● Exercise
Scan the records below for the line with "Convert this chart to Chart.js code." and the line with "const boundary = (stageLast[0]", and retype that range exactly, both ends included, pictures excepted.

● Dataset content
-- START --

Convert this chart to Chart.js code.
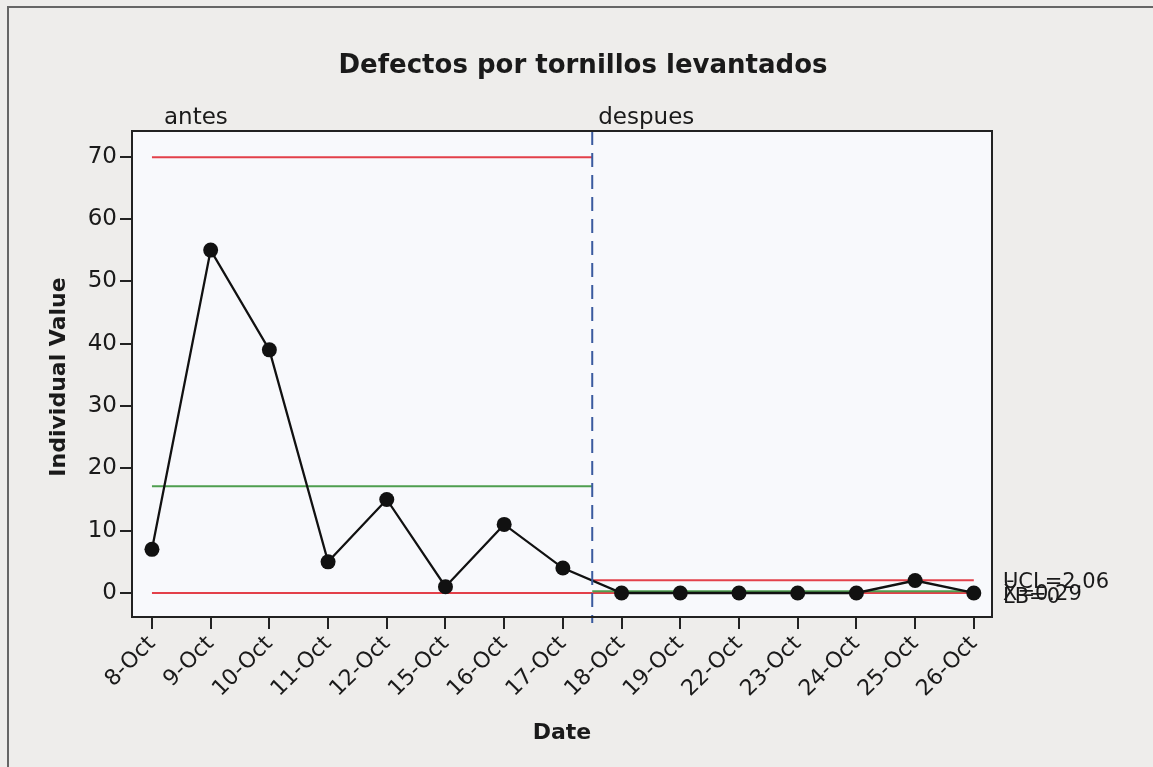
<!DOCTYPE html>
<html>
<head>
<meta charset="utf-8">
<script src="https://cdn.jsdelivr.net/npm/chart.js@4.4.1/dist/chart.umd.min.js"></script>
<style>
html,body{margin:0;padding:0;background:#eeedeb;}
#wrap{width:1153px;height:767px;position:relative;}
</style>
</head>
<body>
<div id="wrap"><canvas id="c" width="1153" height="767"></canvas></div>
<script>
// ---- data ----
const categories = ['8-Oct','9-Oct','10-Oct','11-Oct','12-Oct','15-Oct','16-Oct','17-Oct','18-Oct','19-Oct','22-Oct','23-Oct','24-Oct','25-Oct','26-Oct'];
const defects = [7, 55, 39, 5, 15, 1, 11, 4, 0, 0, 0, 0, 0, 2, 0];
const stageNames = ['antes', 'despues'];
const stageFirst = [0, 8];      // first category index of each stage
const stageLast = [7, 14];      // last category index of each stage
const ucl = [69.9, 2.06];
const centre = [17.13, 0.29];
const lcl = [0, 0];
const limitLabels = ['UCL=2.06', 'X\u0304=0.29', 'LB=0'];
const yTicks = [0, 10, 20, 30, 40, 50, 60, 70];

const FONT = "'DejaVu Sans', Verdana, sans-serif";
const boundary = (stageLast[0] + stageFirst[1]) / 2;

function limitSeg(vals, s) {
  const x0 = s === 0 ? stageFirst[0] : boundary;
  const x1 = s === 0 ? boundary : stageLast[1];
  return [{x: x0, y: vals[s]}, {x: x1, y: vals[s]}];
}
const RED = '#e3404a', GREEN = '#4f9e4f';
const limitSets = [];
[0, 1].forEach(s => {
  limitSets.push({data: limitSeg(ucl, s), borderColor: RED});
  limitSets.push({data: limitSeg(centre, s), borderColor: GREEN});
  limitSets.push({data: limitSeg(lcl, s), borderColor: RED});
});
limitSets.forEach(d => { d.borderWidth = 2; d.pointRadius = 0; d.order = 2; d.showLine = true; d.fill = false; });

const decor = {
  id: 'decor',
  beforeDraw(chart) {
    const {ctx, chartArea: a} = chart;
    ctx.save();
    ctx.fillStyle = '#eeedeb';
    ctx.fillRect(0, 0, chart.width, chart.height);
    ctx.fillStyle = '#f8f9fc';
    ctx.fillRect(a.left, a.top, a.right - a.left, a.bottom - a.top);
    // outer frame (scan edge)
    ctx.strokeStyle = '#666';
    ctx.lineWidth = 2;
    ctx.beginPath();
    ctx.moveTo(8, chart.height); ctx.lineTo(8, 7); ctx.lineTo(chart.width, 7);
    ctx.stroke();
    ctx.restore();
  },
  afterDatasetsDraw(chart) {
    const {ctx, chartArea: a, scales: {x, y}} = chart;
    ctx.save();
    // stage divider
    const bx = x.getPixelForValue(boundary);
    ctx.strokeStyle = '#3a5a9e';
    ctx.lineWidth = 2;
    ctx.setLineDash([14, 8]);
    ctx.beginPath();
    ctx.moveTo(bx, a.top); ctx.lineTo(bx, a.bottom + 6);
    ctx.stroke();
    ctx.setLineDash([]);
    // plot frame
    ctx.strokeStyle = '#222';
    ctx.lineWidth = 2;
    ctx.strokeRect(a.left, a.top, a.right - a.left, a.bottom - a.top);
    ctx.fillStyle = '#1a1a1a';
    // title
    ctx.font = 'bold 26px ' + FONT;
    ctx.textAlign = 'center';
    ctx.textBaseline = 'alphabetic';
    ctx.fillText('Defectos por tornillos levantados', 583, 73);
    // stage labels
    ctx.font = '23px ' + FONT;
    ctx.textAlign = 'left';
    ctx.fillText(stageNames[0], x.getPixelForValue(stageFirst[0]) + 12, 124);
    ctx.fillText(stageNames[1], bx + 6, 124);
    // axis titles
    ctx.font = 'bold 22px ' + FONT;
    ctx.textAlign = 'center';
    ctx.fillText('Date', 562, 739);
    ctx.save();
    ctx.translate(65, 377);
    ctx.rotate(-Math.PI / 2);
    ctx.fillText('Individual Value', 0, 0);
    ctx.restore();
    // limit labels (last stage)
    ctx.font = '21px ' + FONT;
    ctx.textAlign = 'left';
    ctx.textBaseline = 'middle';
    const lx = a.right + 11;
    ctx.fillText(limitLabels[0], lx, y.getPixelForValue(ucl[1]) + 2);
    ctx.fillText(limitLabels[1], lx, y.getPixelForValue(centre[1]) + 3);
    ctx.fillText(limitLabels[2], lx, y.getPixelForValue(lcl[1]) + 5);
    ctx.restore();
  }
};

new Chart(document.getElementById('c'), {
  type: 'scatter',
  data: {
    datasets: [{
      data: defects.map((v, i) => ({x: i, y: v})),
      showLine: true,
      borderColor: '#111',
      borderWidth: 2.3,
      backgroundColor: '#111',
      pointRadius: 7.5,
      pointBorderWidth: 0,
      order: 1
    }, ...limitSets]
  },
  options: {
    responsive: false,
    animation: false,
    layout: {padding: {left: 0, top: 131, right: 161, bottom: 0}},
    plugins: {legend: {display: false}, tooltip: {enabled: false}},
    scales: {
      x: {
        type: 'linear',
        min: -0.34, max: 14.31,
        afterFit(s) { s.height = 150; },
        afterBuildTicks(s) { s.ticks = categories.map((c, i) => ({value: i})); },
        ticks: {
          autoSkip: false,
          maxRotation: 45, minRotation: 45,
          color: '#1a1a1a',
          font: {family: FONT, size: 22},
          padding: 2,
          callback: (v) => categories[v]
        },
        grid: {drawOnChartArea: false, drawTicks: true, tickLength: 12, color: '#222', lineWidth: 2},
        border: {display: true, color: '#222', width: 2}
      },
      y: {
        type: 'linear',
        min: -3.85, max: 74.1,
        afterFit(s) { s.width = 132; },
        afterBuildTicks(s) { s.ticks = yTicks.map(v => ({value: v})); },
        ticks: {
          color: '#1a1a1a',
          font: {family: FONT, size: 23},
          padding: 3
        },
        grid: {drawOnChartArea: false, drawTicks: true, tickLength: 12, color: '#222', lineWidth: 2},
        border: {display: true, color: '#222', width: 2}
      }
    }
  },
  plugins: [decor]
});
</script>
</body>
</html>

-- END --
-- START --

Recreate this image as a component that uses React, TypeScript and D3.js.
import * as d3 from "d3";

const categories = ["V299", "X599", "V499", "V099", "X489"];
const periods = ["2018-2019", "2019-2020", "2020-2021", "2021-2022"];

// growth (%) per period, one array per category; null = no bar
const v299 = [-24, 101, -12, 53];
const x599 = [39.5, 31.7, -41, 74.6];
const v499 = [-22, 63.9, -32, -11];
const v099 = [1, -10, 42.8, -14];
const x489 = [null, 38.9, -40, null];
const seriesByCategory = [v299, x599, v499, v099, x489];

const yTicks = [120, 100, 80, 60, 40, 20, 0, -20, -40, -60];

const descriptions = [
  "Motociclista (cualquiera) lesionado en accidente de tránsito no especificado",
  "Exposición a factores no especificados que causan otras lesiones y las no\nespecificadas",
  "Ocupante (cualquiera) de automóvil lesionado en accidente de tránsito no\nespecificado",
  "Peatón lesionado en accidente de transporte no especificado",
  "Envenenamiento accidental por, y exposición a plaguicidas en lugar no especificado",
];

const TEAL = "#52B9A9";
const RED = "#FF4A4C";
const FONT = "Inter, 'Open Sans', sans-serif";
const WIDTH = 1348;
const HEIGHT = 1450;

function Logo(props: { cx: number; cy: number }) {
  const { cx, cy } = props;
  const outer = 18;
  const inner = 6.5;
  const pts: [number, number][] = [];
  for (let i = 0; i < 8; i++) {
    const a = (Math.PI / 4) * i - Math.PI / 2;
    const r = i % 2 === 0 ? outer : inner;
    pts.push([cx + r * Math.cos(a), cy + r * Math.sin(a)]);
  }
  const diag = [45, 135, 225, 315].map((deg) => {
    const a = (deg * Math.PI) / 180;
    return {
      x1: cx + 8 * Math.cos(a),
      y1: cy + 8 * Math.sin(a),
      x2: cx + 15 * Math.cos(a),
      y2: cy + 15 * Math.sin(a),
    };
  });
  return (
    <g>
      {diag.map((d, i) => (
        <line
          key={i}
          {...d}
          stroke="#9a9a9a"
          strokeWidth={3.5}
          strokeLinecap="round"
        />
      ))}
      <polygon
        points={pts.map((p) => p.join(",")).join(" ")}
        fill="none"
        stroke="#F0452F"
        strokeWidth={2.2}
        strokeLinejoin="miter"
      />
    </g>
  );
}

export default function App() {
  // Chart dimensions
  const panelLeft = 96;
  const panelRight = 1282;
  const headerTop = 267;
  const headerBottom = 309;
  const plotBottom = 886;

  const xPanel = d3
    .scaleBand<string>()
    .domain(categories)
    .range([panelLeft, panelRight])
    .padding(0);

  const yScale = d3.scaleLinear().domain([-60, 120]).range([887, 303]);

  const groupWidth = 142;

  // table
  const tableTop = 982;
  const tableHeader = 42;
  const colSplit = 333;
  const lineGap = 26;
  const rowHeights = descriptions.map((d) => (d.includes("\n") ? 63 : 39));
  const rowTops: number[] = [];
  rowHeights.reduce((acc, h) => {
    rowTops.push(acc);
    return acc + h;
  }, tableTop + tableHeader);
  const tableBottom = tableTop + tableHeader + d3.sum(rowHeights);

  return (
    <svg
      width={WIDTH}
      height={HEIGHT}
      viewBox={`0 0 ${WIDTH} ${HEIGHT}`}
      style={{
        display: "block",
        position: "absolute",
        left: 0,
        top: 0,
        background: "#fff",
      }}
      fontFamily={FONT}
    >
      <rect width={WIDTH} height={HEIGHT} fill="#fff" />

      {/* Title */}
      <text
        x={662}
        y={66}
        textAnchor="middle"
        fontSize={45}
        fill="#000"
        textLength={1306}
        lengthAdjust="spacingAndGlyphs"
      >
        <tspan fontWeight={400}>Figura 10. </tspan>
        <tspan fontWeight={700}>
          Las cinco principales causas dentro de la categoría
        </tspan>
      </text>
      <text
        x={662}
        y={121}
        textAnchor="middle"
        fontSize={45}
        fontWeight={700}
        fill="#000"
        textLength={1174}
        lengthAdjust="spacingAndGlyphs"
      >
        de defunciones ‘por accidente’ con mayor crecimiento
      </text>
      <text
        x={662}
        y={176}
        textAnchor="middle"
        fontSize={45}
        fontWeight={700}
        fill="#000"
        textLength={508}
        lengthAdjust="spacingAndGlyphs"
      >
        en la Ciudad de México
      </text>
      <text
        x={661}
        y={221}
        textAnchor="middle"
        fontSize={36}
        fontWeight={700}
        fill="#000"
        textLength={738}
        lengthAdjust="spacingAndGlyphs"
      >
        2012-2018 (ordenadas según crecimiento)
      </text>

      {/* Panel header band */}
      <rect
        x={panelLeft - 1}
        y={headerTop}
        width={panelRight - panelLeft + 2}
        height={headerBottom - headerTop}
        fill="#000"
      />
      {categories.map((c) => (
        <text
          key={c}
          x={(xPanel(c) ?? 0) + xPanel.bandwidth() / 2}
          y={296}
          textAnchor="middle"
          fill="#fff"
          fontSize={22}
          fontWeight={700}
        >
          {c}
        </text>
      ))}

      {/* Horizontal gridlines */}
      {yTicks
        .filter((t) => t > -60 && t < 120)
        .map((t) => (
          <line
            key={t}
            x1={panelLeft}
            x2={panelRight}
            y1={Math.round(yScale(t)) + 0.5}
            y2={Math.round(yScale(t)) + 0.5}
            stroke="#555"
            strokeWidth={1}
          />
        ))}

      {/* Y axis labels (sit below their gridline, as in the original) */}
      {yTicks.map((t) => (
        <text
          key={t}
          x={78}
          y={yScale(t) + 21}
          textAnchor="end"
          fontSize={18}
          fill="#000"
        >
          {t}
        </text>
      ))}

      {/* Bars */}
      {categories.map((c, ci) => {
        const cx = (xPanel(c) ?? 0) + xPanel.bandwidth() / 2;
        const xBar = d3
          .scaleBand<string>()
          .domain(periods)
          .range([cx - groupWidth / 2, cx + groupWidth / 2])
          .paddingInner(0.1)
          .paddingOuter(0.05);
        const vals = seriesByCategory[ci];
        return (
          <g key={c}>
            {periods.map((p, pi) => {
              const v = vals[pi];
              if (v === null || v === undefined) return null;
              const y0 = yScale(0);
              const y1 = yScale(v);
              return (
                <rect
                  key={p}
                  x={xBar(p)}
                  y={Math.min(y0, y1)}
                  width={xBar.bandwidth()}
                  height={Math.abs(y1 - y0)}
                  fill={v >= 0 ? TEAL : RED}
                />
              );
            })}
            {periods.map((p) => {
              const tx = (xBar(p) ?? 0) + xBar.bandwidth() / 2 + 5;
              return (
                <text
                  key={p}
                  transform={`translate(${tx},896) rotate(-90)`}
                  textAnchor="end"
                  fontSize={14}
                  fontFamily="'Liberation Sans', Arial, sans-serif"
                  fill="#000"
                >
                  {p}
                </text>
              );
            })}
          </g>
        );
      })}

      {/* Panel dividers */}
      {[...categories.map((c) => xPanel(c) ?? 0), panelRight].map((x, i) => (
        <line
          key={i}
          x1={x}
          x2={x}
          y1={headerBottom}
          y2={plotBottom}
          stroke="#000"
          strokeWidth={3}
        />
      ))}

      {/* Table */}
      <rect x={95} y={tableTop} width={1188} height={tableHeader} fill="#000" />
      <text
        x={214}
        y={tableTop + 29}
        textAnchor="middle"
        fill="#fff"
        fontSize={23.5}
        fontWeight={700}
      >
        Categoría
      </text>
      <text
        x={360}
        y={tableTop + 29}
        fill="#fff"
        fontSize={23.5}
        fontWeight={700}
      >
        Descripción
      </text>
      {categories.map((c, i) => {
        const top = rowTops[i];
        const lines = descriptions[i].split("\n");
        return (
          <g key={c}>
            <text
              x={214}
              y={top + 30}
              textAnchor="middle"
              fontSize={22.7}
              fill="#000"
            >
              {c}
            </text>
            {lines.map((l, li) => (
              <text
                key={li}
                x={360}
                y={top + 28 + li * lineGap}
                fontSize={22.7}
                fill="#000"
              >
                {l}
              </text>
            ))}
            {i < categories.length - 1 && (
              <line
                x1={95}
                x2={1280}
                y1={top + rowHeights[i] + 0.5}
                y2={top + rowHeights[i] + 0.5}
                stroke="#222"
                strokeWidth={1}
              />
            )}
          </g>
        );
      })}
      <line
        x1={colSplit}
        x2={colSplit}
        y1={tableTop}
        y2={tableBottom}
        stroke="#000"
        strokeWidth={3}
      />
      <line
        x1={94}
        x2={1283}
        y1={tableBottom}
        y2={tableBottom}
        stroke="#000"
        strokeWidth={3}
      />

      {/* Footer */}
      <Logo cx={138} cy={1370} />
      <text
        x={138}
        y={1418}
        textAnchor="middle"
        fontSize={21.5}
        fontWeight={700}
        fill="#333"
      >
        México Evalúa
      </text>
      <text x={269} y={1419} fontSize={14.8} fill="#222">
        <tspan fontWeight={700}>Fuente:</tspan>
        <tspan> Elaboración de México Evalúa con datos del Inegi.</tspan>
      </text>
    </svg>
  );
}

-- END --

● The result
Convert this chart to Chart.js code.
<!DOCTYPE html>
<html>
<head>
<meta charset="utf-8">
<script src="https://cdn.jsdelivr.net/npm/chart.js@4.4.1/dist/chart.umd.min.js"></script>
<style>
html,body{margin:0;padding:0;background:#eeedeb;}
#wrap{width:1153px;height:767px;position:relative;}
</style>
</head>
<body>
<div id="wrap"><canvas id="c" width="1153" height="767"></canvas></div>
<script>
// ---- data ----
const categories = ['8-Oct','9-Oct','10-Oct','11-Oct','12-Oct','15-Oct','16-Oct','17-Oct','18-Oct','19-Oct','22-Oct','23-Oct','24-Oct','25-Oct','26-Oct'];
const defects = [7, 55, 39, 5, 15, 1, 11, 4, 0, 0, 0, 0, 0, 2, 0];
const stageNames = ['antes', 'despues'];
const stageFirst = [0, 8];      // first category index of each stage
const stageLast = [7, 14];      // last category index of each stage
const ucl = [69.9, 2.06];
const centre = [17.13, 0.29];
const lcl = [0, 0];
const limitLabels = ['UCL=2.06', 'X\u0304=0.29', 'LB=0'];
const yTicks = [0, 10, 20, 30, 40, 50, 60, 70];

const FONT = "'DejaVu Sans', Verdana, sans-serif";
const boundary = (stageLast[0] + stageFirst[1]) / 2;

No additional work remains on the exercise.